Posted on Dec 09, 2005. 0 comments

It all started with Jason Bourne Matt Damon's portrayal of Jason Bourne in the Bourne Identity. I didn't really take notice of him until the scene where he's reciting phrases in the mirror in different languages. I just read Mr. Hottie McGorgeousPants Damon got married! I bet he doesn't eat the last cookie without telling his wife. I suspect the Husband knows just the right yarn to buy to make it all up to me. Or has received at least 3 different emails outlining suitable yarn purchases. Or could buy me some beefcake Matt Damon posters for my wall.
But I digress. In my Doggy's continuing eat everything campaign he has reached a new level of yarn boldness. I awoke this morning to find two balls of Cashsoft (attached to my current sweater) strewn all over the floor in typical post doggy frenzy. I was able to untangle and rewind everything thankfully. I don't know how to make yarn (or couches) unappetizing to resident pooches, so if anyone has any ideas leave a comment.
In other news the Semester is officially over and I am done with 2 out of 3 required Presentations.
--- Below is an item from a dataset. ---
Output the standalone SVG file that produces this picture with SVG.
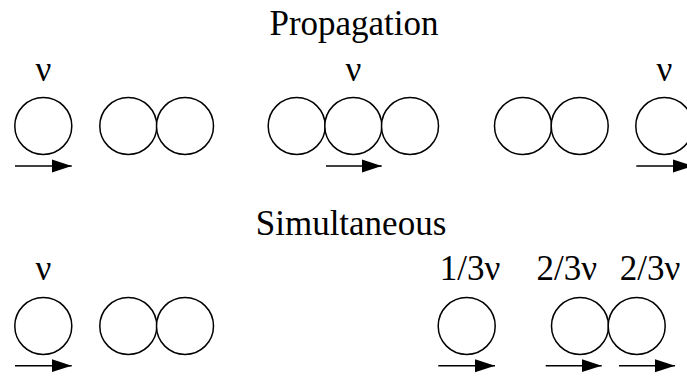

I am so -over- presentations but I know they will continue to be a part of my life. I get so nervous, my stomach is all aflutter, my hands are sweaty and in some cases I feel as if I might pass out. I always feel more comfortable speaking in front of two or three people as opposed to say 20 or 30. I am quite thankful my Student Teaching days are over. Kudos to the Teachers of the World!
Now that I'm done with the graded portion of school I can focus for a few days on the house, both cleaning and decorating. If it were up to me I'd have the tree up and decorated Thanksgiving Weekend, but the Husband wisely requires a waiting period of at least 2 weeks before the Great Tree Purchasing Event. It typically involves lots of cursing, Pine Needles askew, and Consumption of Alcoholic Beverages. Also at some point the Cat decides the Ornaments are His Toys. This year I'm prepared. I have an extra bottle of Fat Bastard Chardonnay set aside for just such emergencies.
When I'm not cleaning, decorating, doing research, baking, and/or Christmas Shopping I will be doing last minute gift knitting eating the last piece of fancy pants Christmas Gifted Chocolate* knitting.